Depuis plusieurs mois, le parquet de la capitale a annoncé qu’une commission rogatoire allait se rendre au Maroc afin d’y entendre le candidat réfugié molesté par l’un des gendarmes lors de son rapatriement. La juge d’instruction Colette Calewaert a finalement donné son accord au début de ce mois.

Un autre acte d’instruction évoqué de longue date, et pour lequel le magistrat instructeur vient de donner son aval, concerne l’audition de... l’ancien ministre de l’Intérieur, Johan Vande Lanotte. Nouveau ministre du Budget et de l’Intégration sociale, le ténor du SP va être amené à s’expliquer devant la police judiciaire sur l’application du coussin lors des rapatriements.

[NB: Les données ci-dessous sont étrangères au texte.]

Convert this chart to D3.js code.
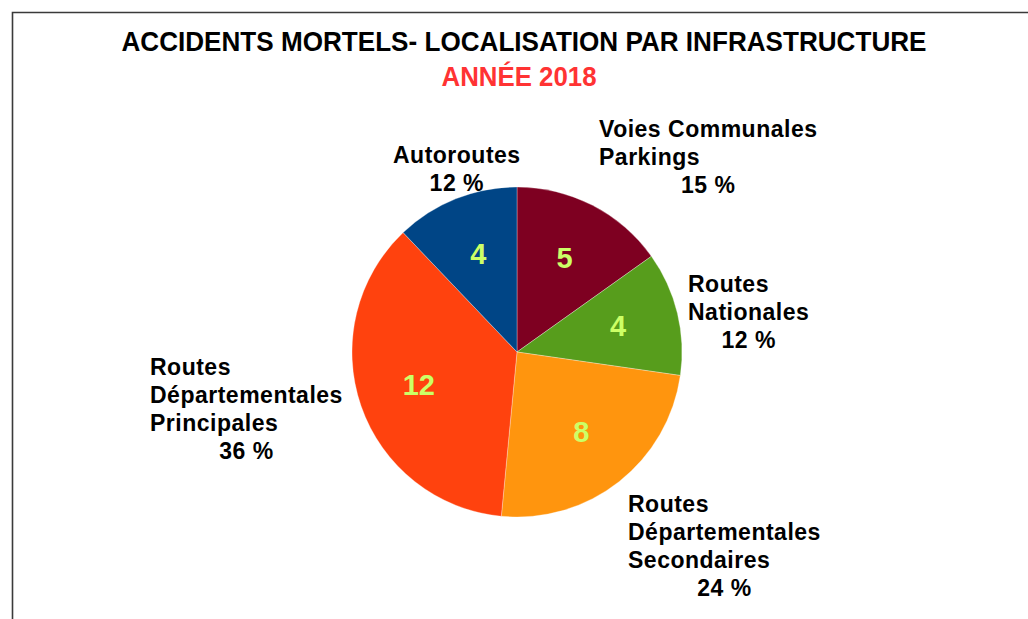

Quant au personnel de la Sabena présent à bord du Boeing lors du décès, il a été entendu quelques jours après le drame. Occupés à l’accueil des autres passagers, il semble que le pilote, les hôtesses et les stewards n’aient pu apporter que peu d’éléments à l’enquête. Ils ont néanmoins dû participer aux deux reconstitutions exigées par la juge d’instruction. L’une dans les locaux de la PJ de Bruxelles et l’autre dans un hangar de l’aéroport de Zaventem.

Reste à en savoir plus sur le contenu de la cassette vidéo réalisée par les gendarmes au cours des événements. Divers commentaires ont qualifié les images d’"insoutenables". On y verrait clairement les souffrances de Semira durant plusieurs minutes. Les mains maintenues dans le dos et le coussin appliqué par un gendarme sur le visage, elle étouffe en direct.

La juge d’instruction Calewaert estime que le dossier pourrait être bouclé et présenté devant la chambre du conseil vers les mois de mai ou juin prochains. Le procès pourrait donc s’ouvrir avant la fin de l’an 2000.